Taxonomy : The science which identifies, describes, classifies and names living beings. Taxonomy is the most fundamental of life sciences and is becoming crucial to biodiversity management, public health, agriculture, and many other aspects of life and society.
Taxonomy is a science for sustainable development, but it is also a sustainably developed science. It draws on molecular techniques, vast collections, and varied expertise to become the Megascience of biodiversity.
EDIT (the European Distributed Institute of Taxonomy): A network of 28 major taxonomic institutions, devoted to making more powerful, more reliable and more applicable taxonomy. For a fuller description of EDIT, click here.
Taxonomists identify species in the wild, notice the risk of extinction or the arrival of invasive species and follow the changes in biodiversity over time. They undertake inventories to survey the flora and fauna of various areas and provide advice for their protection. They also serve as experts for customs services, human and agricultural health services or resource management expertise. EDIT organises field inventories with better methodologies and more powerful data management than before.
Natural History museums gather millions of specimens in collections, which provide accumulated knowledge on life on Earth in the past millions of years. They also serve as a guarantee of scientific rigor for the many professionals and amateurs who use them daily.

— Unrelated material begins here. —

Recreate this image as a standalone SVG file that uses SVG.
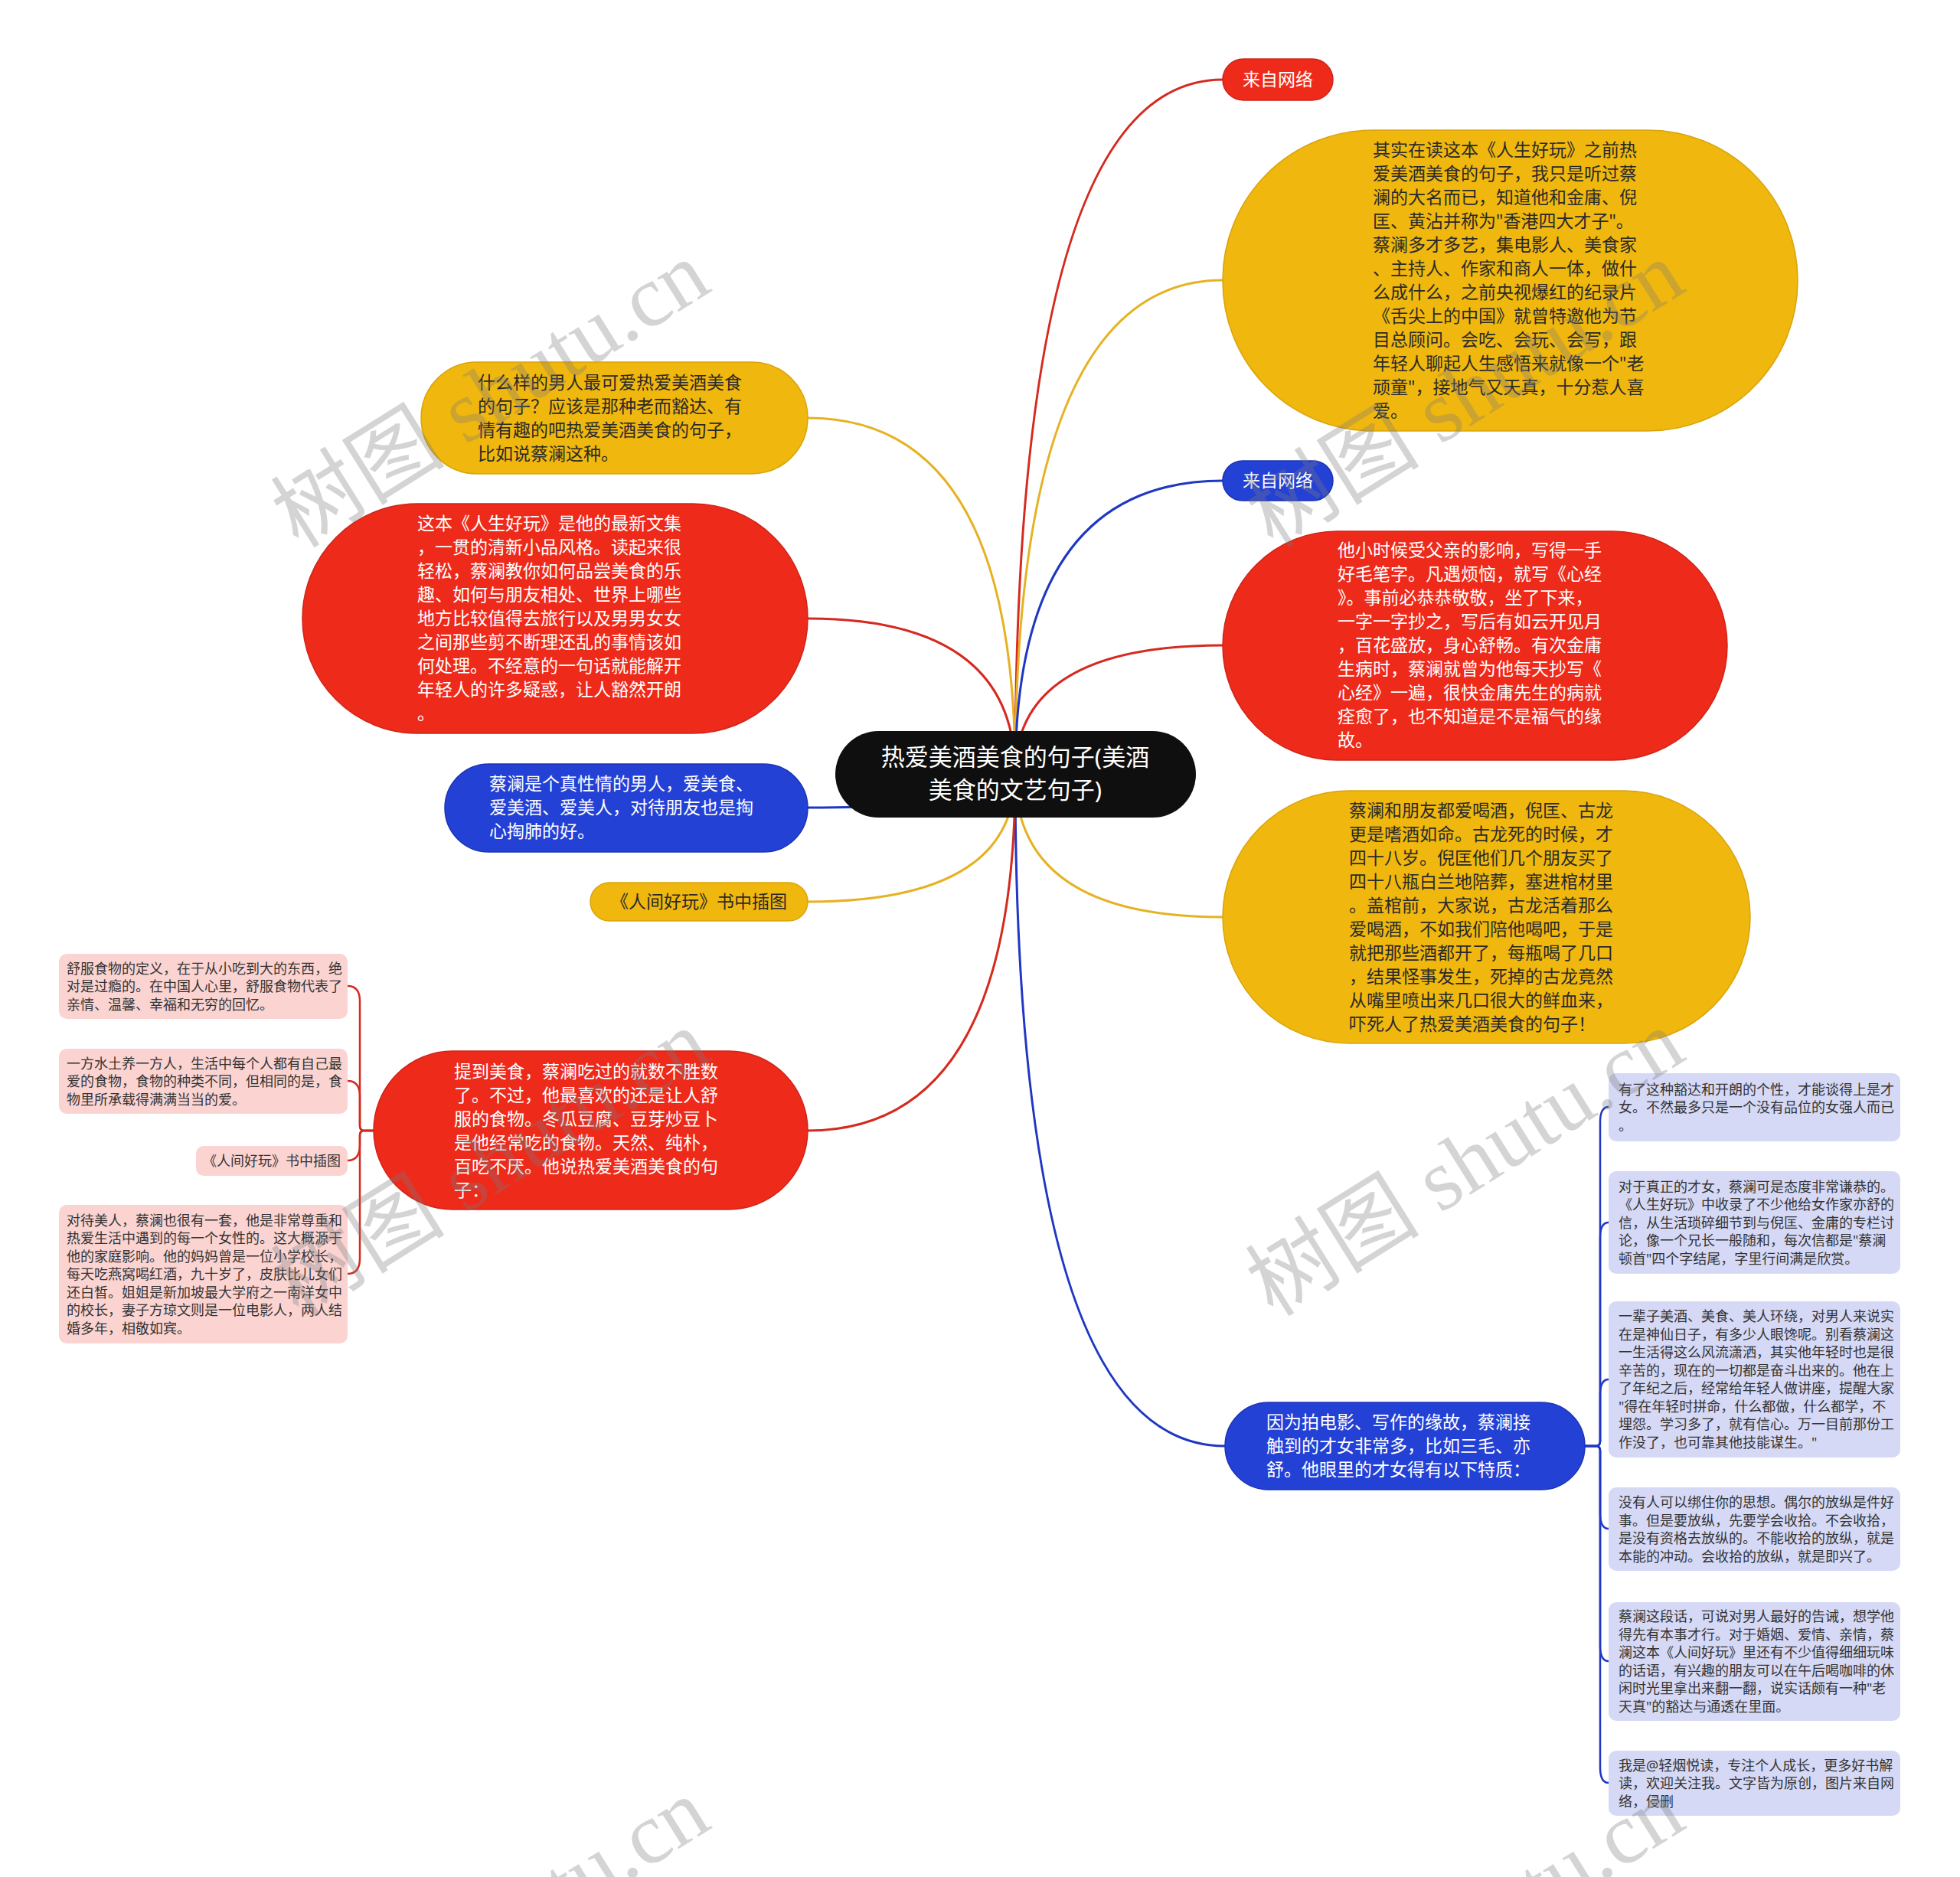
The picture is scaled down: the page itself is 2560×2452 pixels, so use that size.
<svg xmlns="http://www.w3.org/2000/svg" width="2560" height="2452" viewBox="0 0 2560 2452">
<style>
text{font-family:"Noto Sans","Noto Sans CJK SC",sans-serif}
.t{font-size:23px}
.s{font-size:18px;fill:#333}
.w{fill:#fff}
.d{fill:#2a2a2a}
.c{fill:none;stroke-width:3;stroke-linecap:round}
.b{fill:none;stroke-width:2.5;stroke-linecap:round}
.cr{stroke:#d52a1f}.cy{stroke:#e6b223}.cb{stroke:#1f37c2}
.nr{fill:#ee2a1b;stroke:#cf2418;stroke-width:1.5}
.ny{fill:#f0b70e;stroke:#d9a40b;stroke-width:1.5}
.nb{fill:#2441d6;stroke:#1c33b3;stroke-width:1.5}
.pk{fill:#fbd4d2}
.lv{fill:#d5d9f6}
.wm{font-family:"Liberation Serif","Noto Sans CJK SC",serif;font-size:114px;fill:#7a7a7a;fill-opacity:0.32}
</style>
<rect width="2560" height="2452" fill="#fff"/>
<g id="connectors">
<path class="c cr" d="M1326 1011 Q1326 104 1597 104"/>
<path class="c cy" d="M1326 1011 Q1326 366 1597 366"/>
<path class="c cb" d="M1326 1011 Q1326 628 1597 628"/>
<path class="c cr" d="M1326 1011 Q1326 843 1597 843"/>
<path class="c cy" d="M1326 1011 Q1326 1198 1597 1198"/>
<path class="c cb" d="M1326 1011 Q1326 1889 1600 1889"/>
<path class="c cy" d="M1326 1011 Q1326 546 1055 546"/>
<path class="c cr" d="M1326 1011 Q1326 808 1055 808"/>
<path class="c cb" d="M1326 1011 Q1326 1055 1055 1055"/>
<path class="c cy" d="M1326 1011 Q1326 1178 1055 1178"/>
<path class="c cr" d="M1326 1011 Q1326 1477 1055 1477"/>
<path class="b cb" d="M2070 1889 H2084 Q2090 1889 2090 1883 V1466 Q2090 1446 2101 1446"/>
<path class="b cb" d="M2070 1889 H2084 Q2090 1889 2090 1883 V1617 Q2090 1597 2101 1597"/>
<path class="b cb" d="M2070 1889 H2084 Q2090 1889 2090 1883 V1822 Q2090 1802 2101 1802"/>
<path class="b cb" d="M2070 1889 H2084 Q2090 1889 2090 1895 V1977 Q2090 1997 2101 1997"/>
<path class="b cb" d="M2070 1889 H2084 Q2090 1889 2090 1895 V2150 Q2090 2170 2101 2170"/>
<path class="b cb" d="M2070 1889 H2084 Q2090 1889 2090 1895 V2309 Q2090 2329 2101 2329"/>
<path class="b cr" d="M488 1477 H476 Q470 1477 470 1471 V1308 Q470 1288 454 1288"/>
<path class="b cr" d="M488 1477 H476 Q470 1477 470 1471 V1432 Q470 1412 454 1412"/>
<path class="b cr" d="M488 1477 H476 Q470 1477 470 1483 V1496 Q470 1516 454 1516"/>
<path class="b cr" d="M488 1477 H476 Q470 1477 470 1483 V1644 Q470 1664 454 1664"/>
</g>
<g id="center">
<rect x="1091" y="955" width="471" height="113" rx="56.5" fill="#0f0f0f"/>
<text font-size="31" fill="#fff" text-anchor="middle"><tspan x="1326" y="1000">热爱美酒美食的句子(美酒</tspan><tspan x="1326" y="1043">美食的文艺句子)</tspan></text>
</g>
<g id="n-wangluo-red">
<rect class="nr" x="1597" y="77" width="144" height="54" rx="27"/>
<text class="t w" x="1669" y="112" text-anchor="middle">来自网络</text>
</g>
<g id="n-qishi">
<rect class="ny" x="1597" y="170" width="751" height="393" rx="196"/>
<text class="t d"><tspan x="1793" y="204">其实在读这本《人生好玩》之前热</tspan><tspan x="1793" y="235">爱美酒美食的句子，我只是听过蔡</tspan><tspan x="1793" y="266">澜的大名而已，知道他和金庸、倪</tspan><tspan x="1793" y="297">匡、黄沾并称为"香港四大才子"。</tspan><tspan x="1793" y="328">蔡澜多才多艺，集电影人、美食家</tspan><tspan x="1793" y="359">、主持人、作家和商人一体，做什</tspan><tspan x="1793" y="390">么成什么，之前央视爆红的纪录片</tspan><tspan x="1793" y="421">《舌尖上的中国》就曾特邀他为节</tspan><tspan x="1793" y="452">目总顾问。会吃、会玩、会写，跟</tspan><tspan x="1793" y="483">年轻人聊起人生感悟来就像一个"老</tspan><tspan x="1793" y="514">顽童"，接地气又天真，十分惹人喜</tspan><tspan x="1793" y="545">爱。</tspan></text>
</g>
<g id="n-wangluo-blue">
<rect class="nb" x="1597" y="602" width="144" height="52" rx="26"/>
<text class="t w" x="1669" y="636" text-anchor="middle">来自网络</text>
</g>
<g id="n-xinjing">
<rect class="nr" x="1597" y="694" width="659" height="299" rx="149.5"/>
<text class="t w"><tspan x="1747" y="727">他小时候受父亲的影响，写得一手</tspan><tspan x="1747" y="758">好毛笔字。凡遇烦恼，就写《心经</tspan><tspan x="1747" y="789">》。事前必恭恭敬敬，坐了下来，</tspan><tspan x="1747" y="820">一字一字抄之，写后有如云开见月</tspan><tspan x="1747" y="851">，百花盛放，身心舒畅。有次金庸</tspan><tspan x="1747" y="882">生病时，蔡澜就曾为他每天抄写《</tspan><tspan x="1747" y="913">心经》一遍，很快金庸先生的病就</tspan><tspan x="1747" y="944">痊愈了，也不知道是不是福气的缘</tspan><tspan x="1747" y="975">故。</tspan></text>
</g>
<g id="n-gulong">
<rect class="ny" x="1597" y="1033" width="689" height="330" rx="165"/>
<text class="t d"><tspan x="1762" y="1067">蔡澜和朋友都爱喝酒，倪匡、古龙</tspan><tspan x="1762" y="1098">更是嗜酒如命。古龙死的时候，才</tspan><tspan x="1762" y="1129">四十八岁。倪匡他们几个朋友买了</tspan><tspan x="1762" y="1160">四十八瓶白兰地陪葬，塞进棺材里</tspan><tspan x="1762" y="1191">。盖棺前，大家说，古龙活着那么</tspan><tspan x="1762" y="1222">爱喝酒，不如我们陪他喝吧，于是</tspan><tspan x="1762" y="1253">就把那些酒都开了，每瓶喝了几口</tspan><tspan x="1762" y="1284">，结果怪事发生，死掉的古龙竟然</tspan><tspan x="1762" y="1315">从嘴里喷出来几口很大的鲜血来，</tspan><tspan x="1762" y="1346">吓死人了热爱美酒美食的句子！</tspan></text>
</g>
<g id="n-cainv">
<rect class="nb" x="1600" y="1832" width="470" height="114" rx="57"/>
<text class="t w"><tspan x="1654" y="1866">因为拍电影、写作的缘故，蔡澜接</tspan><tspan x="1654" y="1897">触到的才女非常多，比如三毛、亦</tspan><tspan x="1654" y="1928">舒。他眼里的才女得有以下特质：</tspan></text>
</g>
<g id="n-shenmeyang">
<rect class="ny" x="550" y="473" width="505" height="146" rx="73"/>
<text class="t d"><tspan x="624" y="508">什么样的男人最可爱热爱美酒美食</tspan><tspan x="624" y="539">的句子？应该是那种老而豁达、有</tspan><tspan x="624" y="570">情有趣的吧热爱美酒美食的句子，</tspan><tspan x="624" y="601">比如说蔡澜这种。</tspan></text>
</g>
<g id="n-zheben">
<rect class="nr" x="395" y="658" width="660" height="300" rx="150"/>
<text class="t w"><tspan x="545" y="692">这本《人生好玩》是他的最新文集</tspan><tspan x="545" y="723">，一贯的清新小品风格。读起来很</tspan><tspan x="545" y="754">轻松，蔡澜教你如何品尝美食的乐</tspan><tspan x="545" y="785">趣、如何与朋友相处、世界上哪些</tspan><tspan x="545" y="816">地方比较值得去旅行以及男男女女</tspan><tspan x="545" y="847">之间那些剪不断理还乱的事情该如</tspan><tspan x="545" y="878">何处理。不经意的一句话就能解开</tspan><tspan x="545" y="909">年轻人的许多疑惑，让人豁然开朗</tspan><tspan x="545" y="940">。</tspan></text>
</g>
<g id="n-zhenxingqing">
<rect class="nb" x="581" y="998" width="474" height="115" rx="57.5"/>
<text class="t w"><tspan x="639" y="1032">蔡澜是个真性情的男人，爱美食、</tspan><tspan x="639" y="1063">爱美酒、爱美人，对待朋友也是掏</tspan><tspan x="639" y="1094">心掏肺的好。</tspan></text>
</g>
<g id="n-chatu">
<rect class="ny" x="771" y="1153" width="284" height="50" rx="25"/>
<text class="t d" x="913" y="1186" text-anchor="middle">《人间好玩》书中插图</text>
</g>
<g id="n-meishi">
<rect class="nr" x="488" y="1373" width="567" height="207" rx="103.5"/>
<text class="t w"><tspan x="593" y="1408">提到美食，蔡澜吃过的就数不胜数</tspan><tspan x="593" y="1439">了。不过，他最喜欢的还是让人舒</tspan><tspan x="593" y="1470">服的食物。冬瓜豆腐、豆芽炒豆卜</tspan><tspan x="593" y="1501">是他经常吃的食物。天然、纯朴，</tspan><tspan x="593" y="1532">百吃不厌。他说热爱美酒美食的句</tspan><tspan x="593" y="1563">子：</tspan></text>
</g>
<g id="leaf-p1">
<rect class="pk" x="77" y="1246" width="377" height="85" rx="10"/>
<text class="s"><tspan x="87" y="1271.5">舒服食物的定义，在于从小吃到大的东西，绝</tspan><tspan x="87" y="1295">对是过瘾的。在中国人心里，舒服食物代表了</tspan><tspan x="87" y="1318.5">亲情、温馨、幸福和无穷的回忆。</tspan></text>
</g>
<g id="leaf-p2">
<rect class="pk" x="77" y="1370" width="377" height="85" rx="10"/>
<text class="s"><tspan x="87" y="1395.5">一方水土养一方人，生活中每个人都有自己最</tspan><tspan x="87" y="1419">爱的食物，食物的种类不同，但相同的是，食</tspan><tspan x="87" y="1442.5">物里所承载得满满当当的爱。</tspan></text>
</g>
<g id="leaf-p3">
<rect class="pk" x="256" y="1497" width="198" height="39" rx="10"/>
<text class="s" x="355" y="1523" text-anchor="middle">《人间好玩》书中插图</text>
</g>
<g id="leaf-p4">
<rect class="pk" x="77" y="1574" width="377" height="181" rx="10"/>
<text class="s"><tspan x="87" y="1600.5">对待美人，蔡澜也很有一套，他是非常尊重和</tspan><tspan x="87" y="1624">热爱生活中遇到的每一个女性的。这大概源于</tspan><tspan x="87" y="1647.5">他的家庭影响。他的妈妈曾是一位小学校长，</tspan><tspan x="87" y="1671">每天吃燕窝喝红酒，九十岁了，皮肤比儿女们</tspan><tspan x="87" y="1694.5">还白皙。姐姐是新加坡最大学府之一南洋女中</tspan><tspan x="87" y="1718">的校长，妻子方琼文则是一位电影人，两人结</tspan><tspan x="87" y="1741.5">婚多年，相敬如宾。</tspan></text>
</g>
<g id="leaf-l1">
<rect class="lv" x="2101" y="1402" width="381" height="89" rx="10"/>
<text class="s"><tspan x="2114" y="1429.5">有了这种豁达和开朗的个性，才能谈得上是才</tspan><tspan x="2114" y="1453">女。不然最多只是一个没有品位的女强人而已</tspan><tspan x="2114" y="1476.5">。</tspan></text>
</g>
<g id="leaf-l2">
<rect class="lv" x="2101" y="1530" width="381" height="134" rx="10"/>
<text class="s"><tspan x="2114" y="1556.5">对于真正的才女，蔡澜可是态度非常谦恭的。</tspan><tspan x="2114" y="1580">《人生好玩》中收录了不少他给女作家亦舒的</tspan><tspan x="2114" y="1603.5">信，从生活琐碎细节到与倪匡、金庸的专栏讨</tspan><tspan x="2114" y="1627">论，像一个兄长一般随和，每次信都是"蔡澜</tspan><tspan x="2114" y="1650.5">顿首"四个字结尾，字里行间满是欣赏。</tspan></text>
</g>
<g id="leaf-l3">
<rect class="lv" x="2101" y="1700" width="381" height="204" rx="10"/>
<text class="s"><tspan x="2114" y="1726">一辈子美酒、美食、美人环绕，对男人来说实</tspan><tspan x="2114" y="1749.5">在是神仙日子，有多少人眼馋呢。别看蔡澜这</tspan><tspan x="2114" y="1773">一生活得这么风流潇洒，其实他年轻时也是很</tspan><tspan x="2114" y="1796.5">辛苦的，现在的一切都是奋斗出来的。他在上</tspan><tspan x="2114" y="1820">了年纪之后，经常给年轻人做讲座，提醒大家</tspan><tspan x="2114" y="1843.5">"得在年轻时拼命，什么都做，什么都学，不</tspan><tspan x="2114" y="1867">埋怨。学习多了，就有信心。万一目前那份工</tspan><tspan x="2114" y="1890.5">作没了，也可靠其他技能谋生。"</tspan></text>
</g>
<g id="leaf-l4">
<rect class="lv" x="2101" y="1943" width="381" height="109" rx="10"/>
<text class="s"><tspan x="2114" y="1969">没有人可以绑住你的思想。偶尔的放纵是件好</tspan><tspan x="2114" y="1992.5">事。但是要放纵，先要学会收拾。不会收拾，</tspan><tspan x="2114" y="2016">是没有资格去放纵的。不能收拾的放纵，就是</tspan><tspan x="2114" y="2039.5">本能的冲动。会收拾的放纵，就是即兴了。</tspan></text>
</g>
<g id="leaf-l5">
<rect class="lv" x="2101" y="2093" width="381" height="155" rx="10"/>
<text class="s"><tspan x="2114" y="2118">蔡澜这段话，可说对男人最好的告诫，想学他</tspan><tspan x="2114" y="2141.5">得先有本事才行。对于婚姻、爱情、亲情，蔡</tspan><tspan x="2114" y="2165">澜这本《人间好玩》里还有不少值得细细玩味</tspan><tspan x="2114" y="2188.5">的话语，有兴趣的朋友可以在午后喝咖啡的休</tspan><tspan x="2114" y="2212">闲时光里拿出来翻一翻，说实话颇有一种"老</tspan><tspan x="2114" y="2235.5">天真"的豁达与通透在里面。</tspan></text>
</g>
<g id="leaf-l6">
<rect class="lv" x="2101" y="2287" width="381" height="85" rx="10"/>
<text class="s"><tspan x="2114" y="2312.5">我是@轻烟悦读，专注个人成长，更多好书解</tspan><tspan x="2114" y="2336">读，欢迎关注我。文字皆为原创，图片来自网</tspan><tspan x="2114" y="2359.5">络，侵删</tspan></text>
</g>
<g id="watermarks">
<text class="wm" text-anchor="middle" transform="translate(640 514) rotate(-32)" y="40">树图 shutu.cn</text>
<text class="wm" text-anchor="middle" transform="translate(1913 514) rotate(-32)" y="40">树图 shutu.cn</text>
<text class="wm" text-anchor="middle" transform="translate(640 1518) rotate(-32)" y="40">树图 shutu.cn</text>
<text class="wm" text-anchor="middle" transform="translate(1913 1518) rotate(-32)" y="40">树图 shutu.cn</text>
<text class="wm" text-anchor="middle" transform="translate(640 2522) rotate(-32)" y="40">树图 shutu.cn</text>
<text class="wm" text-anchor="middle" transform="translate(1913 2522) rotate(-32)" y="40">树图 shutu.cn</text>
</g>
</svg>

Natural History museums develop expertise and scientific progress to better know life on Earth.
Taxonomy makes use of new technologies to put experts in contact, exchange data and scientific hypotheses, and manage the vast wealth of information stored in collections. Taxonomy covers all reigns of life, from the minute to the overarching, from morphology to genetics to behaviour to ecology. Thanks to computer systems and internet communications, we can now put such expansive expertise to good use.
The level of expertise that taxonomists can bring to bear requires strong training. Education in hands-on practical knowledge as well as theory and methodology is the only way to provide a strong base to answer tomorrow’s questions. With that in mind, EDIT is providing several tools to help train the next generation of taxonomists.